A fascinating example of the artifact making the ‘us’ that thinks more powerful and effective is Atul Gawande’s “The Checklist,” a New Yorker article in his Annals of Medicine series: Gawande describes the discovery that flying the B-17 (World War II bomber) was complex enough that it took a literal checklist for the crew to fly it safely and compares it to a physician-researcher finding the checklist practice in hospital critical care units reduced infection rate on major I.V. lines from nearly inevitable to negligible. Systematic address of complexity can enlarge what communities’ thinking can accomplish.
Barbara Bradley Hagerty, The Fingerprints of God, The Search for the Science of Spirituality, Riverhead Books, Penguin Group, New York
NPR religion writer Barbara Hagerty travels widely to interview a spectrum of neurological researchers whose personal faith ranges from Pentecostal to Agnostic or Atheist. For her it’s ‘fingerprints of God,’ but she knows better than to argue from measurable brain activity to proof of communication with a divine Other. The question she the research does address is what we can observe that prayer and religious practice do to and with our experience. Healing, restoring relationship, reducing anxiety, sparking creativity?
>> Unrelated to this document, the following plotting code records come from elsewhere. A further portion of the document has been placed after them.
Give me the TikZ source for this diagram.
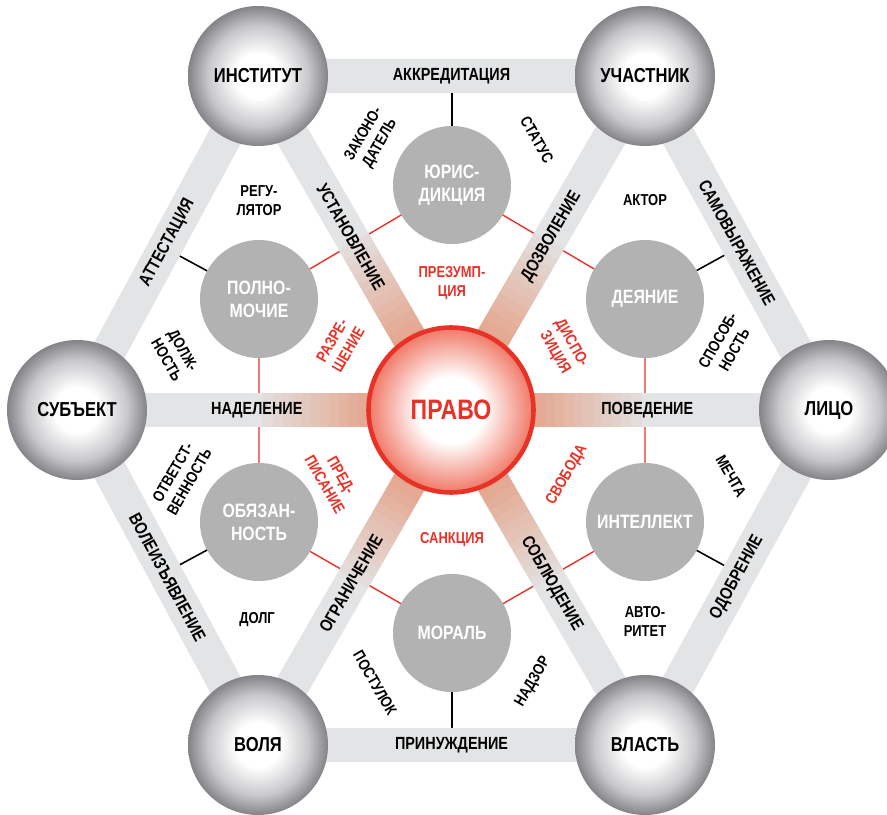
\documentclass[tikz,border=0pt]{standalone}
\usepackage{fontspec}
\newfontfamily\cond{Liberation Sans}[FakeStretch=0.82]
\usetikzlibrary{calc}

\definecolor{bandgray}{RGB}{227,228,229}
\definecolor{innergray}{RGB}{178,178,178}
\definecolor{rim}{RGB}{132,132,136}
\definecolor{midball}{RGB}{200,200,203}
\definecolor{pravored}{RGB}{232,50,40}
\definecolor{pravorim}{RGB}{240,120,102}
\definecolor{rosy}{RGB}{228,165,140}

\pgfdeclareradialshading{sphere}{\pgfpoint{0bp}{0bp}}{color(0bp)=(white); color(8bp)=(white); color(18bp)=(midball); color(25bp)=(rim); color(50bp)=(rim)}
\pgfdeclareradialshading{pravoshade}{\pgfpoint{0bp}{0bp}}{color(0bp)=(white); color(10bp)=(white); color(25bp)=(pravorim); color(50bp)=(pravorim)}

\pgfdeclarelayer{bottom}
\pgfdeclarelayer{background}
\pgfsetlayers{bottom,background,main}

\begin{document}
\begin{tikzpicture}[
  ball/.style={circle, inner sep=0pt, minimum size=2.8cm, shade, shading=sphere,
    font=\cond\bfseries\fontsize{11.5}{13}\selectfont},
  core/.style={circle, inner sep=0pt, minimum size=3.3cm, draw=pravored, line width=2.6pt,
    shade, shading=pravoshade, text=pravored, font=\cond\bfseries\fontsize{16}{18}\selectfont},
  disc/.style={circle, inner sep=0pt, minimum size=2.36cm, fill=innergray, text=white, align=center,
    font=\cond\bfseries\fontsize{11}{13}\selectfont},
  band/.style={line width=0.68cm, draw=bandgray},
  bandtxt/.style={font=\cond\bfseries\fontsize{10}{11}\selectfont, sloped},
  tag/.style={font=\cond\bfseries\fontsize{9}{10.8}\selectfont, align=center},
  rtag/.style={tag, text=pravored},
  tie/.style={line width=0.9pt},
  link/.style={line width=0.8pt, pravored},
]
  \useasboundingbox (0,0) rectangle (17.74,16.30);

  \node[core] (pravo) at (9.02,8.10) {ПРАВО};
  \node[ball] (inst)  at (5.16,14.78) {ИНСТИТУТ};
  \node[ball] (uch)   at (12.90,14.78) {УЧАСТНИК};
  \node[ball] (subj)  at (1.54,8.10) {СУБЪЕКТ};
  \node[ball] (lico)  at (16.58,8.10) {ЛИЦО};
  \node[ball] (volya) at (5.16,1.40) {ВОЛЯ};
  \node[ball] (vlast) at (12.90,1.40) {ВЛАСТЬ};

  \node[disc] (jur)   at (9.04,12.60) {ЮРИС-\\ДИКЦИЯ};
  \node[disc] (poln)  at (5.18,10.32) {ПОЛНО-\\МОЧИЕ};
  \node[disc] (deya)  at (12.90,10.32) {ДЕЯНИЕ};
  \node[disc] (obyaz) at (5.18,5.86) {ОБЯЗАН-\\НОСТЬ};
  \node[disc] (intel) at (12.90,5.86) {ИНТЕЛЛЕКТ};
  \node[disc] (moral) at (9.04,3.64) {МОРАЛЬ};

  \begin{pgfonlayer}{bottom}
    \draw[tie] (jur.center) -- ($(inst)!(jur)!(uch)$);
    \draw[tie] (poln.center) -- ($(inst)!(poln)!(subj)$);
    \draw[tie] (deya.center) -- ($(uch)!(deya)!(lico)$);
    \draw[tie] (obyaz.center) -- ($(subj)!(obyaz)!(volya)$);
    \draw[tie] (intel.center) -- ($(lico)!(intel)!(vlast)$);
    \draw[tie] (moral.center) -- ($(volya)!(moral)!(vlast)$);
    \draw[link] (jur.center) -- (poln.center) -- (obyaz.center) -- (moral.center)
      -- (intel.center) -- (deya.center) -- cycle;
  \end{pgfonlayer}

  \begin{pgfonlayer}{background}
    \draw[band] (inst.center)
      -- node[bandtxt] {АККРЕДИТАЦИЯ} (uch.center)
      -- node[bandtxt] {САМОВЫРАЖЕНИЕ} (lico.center)
      -- node[bandtxt] {ОДОБРЕНИЕ} (vlast.center)
      -- node[bandtxt] {ПРИНУЖДЕНИЕ} (volya.center)
      -- node[bandtxt] {ВОЛЕИЗЪЯВЛЕНИЕ} (subj.center)
      -- node[bandtxt] {АТТЕСТАЦИЯ} (inst.center) -- cycle;
    \foreach \s in {inst,uch,lico,vlast,volya,subj}{
      \draw[band] (pravo.center) -- (\s.center);
      \foreach \k [evaluate=\k as \p using int(100-8*\k),
                   evaluate=\k as \ta using 0.2+0.025*\k,
                   evaluate=\k as \tb using 0.23+0.025*\k] in {0,...,11}
        \draw[band, draw=rosy!\p!bandgray] ($(pravo)!\ta!(\s)$) -- ($(pravo)!\tb!(\s)$);
    }
    \path (pravo) -- node[bandtxt] {УСТАНОВЛЕНИЕ} (inst);
    \path (pravo) -- node[bandtxt] {ДОЗВОЛЕНИЕ} (uch);
    \path (pravo) -- node[bandtxt] {НАДЕЛЕНИЕ} (subj);
    \path (pravo) -- node[bandtxt] {ПОВЕДЕНИЕ} (lico);
    \path (pravo) -- node[bandtxt] {ОГРАНИЧЕНИЕ} (volya);
    \path (pravo) -- node[bandtxt] {СОБЛЮДЕНИЕ} (vlast);
  \end{pgfonlayer}

  \node[tag, rotate=60]  (zakon)  at (7.44,13.52) {ЗАКОНО-\\ДАТЕЛЬ};
  \node[tag, rotate=-60] (status) at (10.74,13.50) {СТАТУС};
  \node[tag]             (regul)  at (5.18,12.28) {РЕГУ-\\ЛЯТОР};
  \node[tag]             (aktor)  at (12.90,12.30) {АКТОР};
  \node[tag, rotate=-60] (dolzh)  at (3.50,9.20) {ДОЛЖ-\\НОСТЬ};
  \node[tag, rotate=60]  (sposob) at (14.52,9.40) {СПОСОБ-\\НОСТЬ};
  \node[tag, rotate=60]  (otvet)  at (3.62,6.76) {ОТВЕТСТ-\\ВЕННОСТЬ};
  \node[tag, rotate=-60] (mechta) at (14.62,6.78) {МЕЧТА};
  \node[tag]             (dolg)   at (5.14,3.90) {ДОЛГ};
  \node[tag]             (avtor)  at (12.90,3.88) {АВТО-\\РИТЕТ};
  \node[tag, rotate=-60] (postul) at (7.50,2.64) {ПОСТУЛОК};
  \node[tag, rotate=60]  (nadzor) at (10.66,2.66) {НАДЗОР};

  \node[rtag]            (prezum) at (9.04,10.64) {ПРЕЗУМП-\\ЦИЯ};
  \node[rtag, rotate=60] (razr)   at (6.80,9.40) {РАЗРЕ-\\ШЕНИЕ};
  \node[rtag, rotate=-60](dispoz) at (11.26,9.34) {ДИСПО-\\ЗИЦИЯ};
  \node[rtag, rotate=-60](predp)  at (6.66,6.70) {ПРЕД-\\ПИСАНИЕ};
  \node[rtag, rotate=60] (svob)   at (11.34,6.80) {СВОБОДА};
  \node[rtag]            (sankc)  at (9.04,5.50) {САНКЦИЯ};
\end{tikzpicture}
\end{document}
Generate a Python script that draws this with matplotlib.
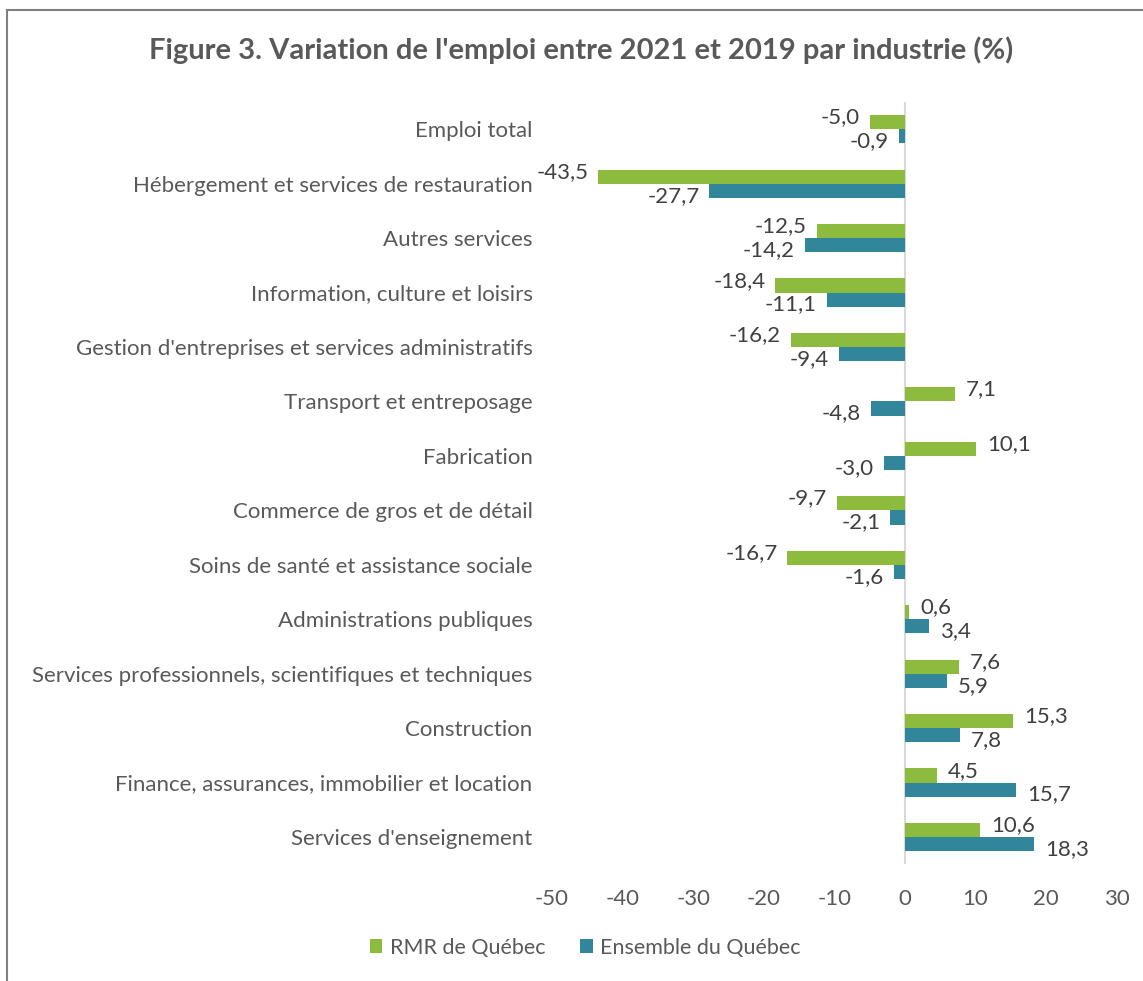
import numpy as np
import matplotlib
matplotlib.use("Agg")
import matplotlib.pyplot as plt
from matplotlib.patches import Rectangle

# data
industries = [
    "Emploi total",
    "Hébergement et services de restauration",
    "Autres services",
    "Information, culture et loisirs",
    "Gestion d'entreprises et services administratifs",
    "Transport et entreposage",
    "Fabrication",
    "Commerce de gros et de détail",
    "Soins de santé et assistance sociale",
    "Administrations publiques",
    "Services professionnels, scientifiques et techniques",
    "Construction",
    "Finance, assurances, immobilier et location",
    "Services d'enseignement",
]
rmr_quebec = [-5.0, -43.5, -12.5, -18.4, -16.2, 7.1, 10.1, -9.7, -16.7, 0.6, 7.6, 15.3, 4.5, 10.6]
ensemble_quebec = [-0.9, -27.7, -14.2, -11.1, -9.4, -4.8, -3.0, -2.1, -1.6, 3.4, 5.9, 7.8, 15.7, 18.3]
x_ticks = [-50, -40, -30, -20, -10, 0, 10, 20, 30]

green = "#8CBB3E"
blue = "#31869B"
font = "Lato"

plt.rcParams["font.family"] = [font, "DejaVu Sans"]

fig = plt.figure(figsize=(11.43, 9.81), dpi=100)
ax = fig.add_axes([0.483, 0.119, 0.494, 0.777])

y = np.arange(len(industries))
h = 0.26
ax.barh(y - h / 2, rmr_quebec, height=h, color=green, label="RMR de Québec")
ax.barh(y + h / 2, ensemble_quebec, height=h, color=blue, label="Ensemble du Québec")

# data labels outside the end of each bar, nudged apart vertically like Excel does
for series, off, dy in [(rmr_quebec, -h / 2, 3.5), (ensemble_quebec, h / 2, -3.5)]:
    for yi, v in zip(y, series):
        txt = f"{v:.1f}".replace(".", ",")
        ax.annotate(txt, (v, yi + off), xytext=(8 if v >= 0 else -7, dy),
                    textcoords="offset points", ha="left" if v >= 0 else "right",
                    va="center", fontsize=16, color="#404040")

ax.set_xlim(-50, 30)
ax.set_ylim(len(industries) - 0.5, -0.5)
ax.set_xticks(x_ticks)
ax.set_xticklabels([str(t) for t in x_ticks])
ax.set_yticks(y)
ax.set_yticklabels(industries)
ax.tick_params(axis="both", length=0, labelsize=16, colors="#595959")
ax.tick_params(axis="y", pad=14)
ax.tick_params(axis="x", pad=18)
for s in ax.spines.values():
    s.set_visible(False)
ax.axvline(0, color="#D9D9D9", lw=1.5, zorder=0)

fig.text(0.508, 0.949, "Figure 3. Variation de l'emploi entre 2021 et 2019 par industrie (%)",
         ha="center", va="center", fontsize=21, fontweight="bold", color="#595959")

fig.legend(loc="center", bbox_to_anchor=(0.512, 0.034), ncol=2, frameon=False,
           fontsize=15.5, labelcolor="#595959", handlelength=0.6, handleheight=0.6,
           handletextpad=0.35, columnspacing=1.6)

# chart frame, cut off at the right and bottom of the picture
fig.patches.append(Rectangle((7 / 1143, -0.05), 1.1, 0.05 + 971 / 981, transform=fig.transFigure,
                             fill=False, edgecolor="#7F7F7F", lw=1.5))

fig.savefig("out.png", dpi=100)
All that is demonstrable.
Andrew Newberg, M.D. and Mark Robert Waldman, How God Changes your Brain, Breakthrough Findings from a Leading Neuroscientist, Ballantine Books , 2010
I found Hagerty more satisfying than Newberg, but commend Newberg for evidence of one consistently demonstrated finding (various researchers confirming the same outcome) – that praying to a compassionate, forgiving God opens new neural pathways and makes us smarter, more creative, and more flexible in our thinking, and that praying to a judgmental, condemning God actually measurably decreases the richness of brain activity and makes us less creative, less flexible, and dumber.
And finally, I recommend these two fascinating and complementary articles on the work of teaching and making an effective learning community, both directed to research on teaching in K-12 schools, but readily applicable to our work returning teaching/learning to the community’s liturgical worship, not as ‘rehearsal’ or preparation, but part of the formational work of liturgy itself:
Malcolm Gladwell, Annals of Education: Most Likely to Succeed: How do we hire when we can’t tell who’s right for the job?, The New Yorker, December 15, 2008
Elizabeth Green, Building a Better Teacher, New York Times, March 2, 2010
This is a work in progress. I welcome your responses to any of this material and also want to hear of additions you may find to the conversation about music and how music shapes and empowers us in community.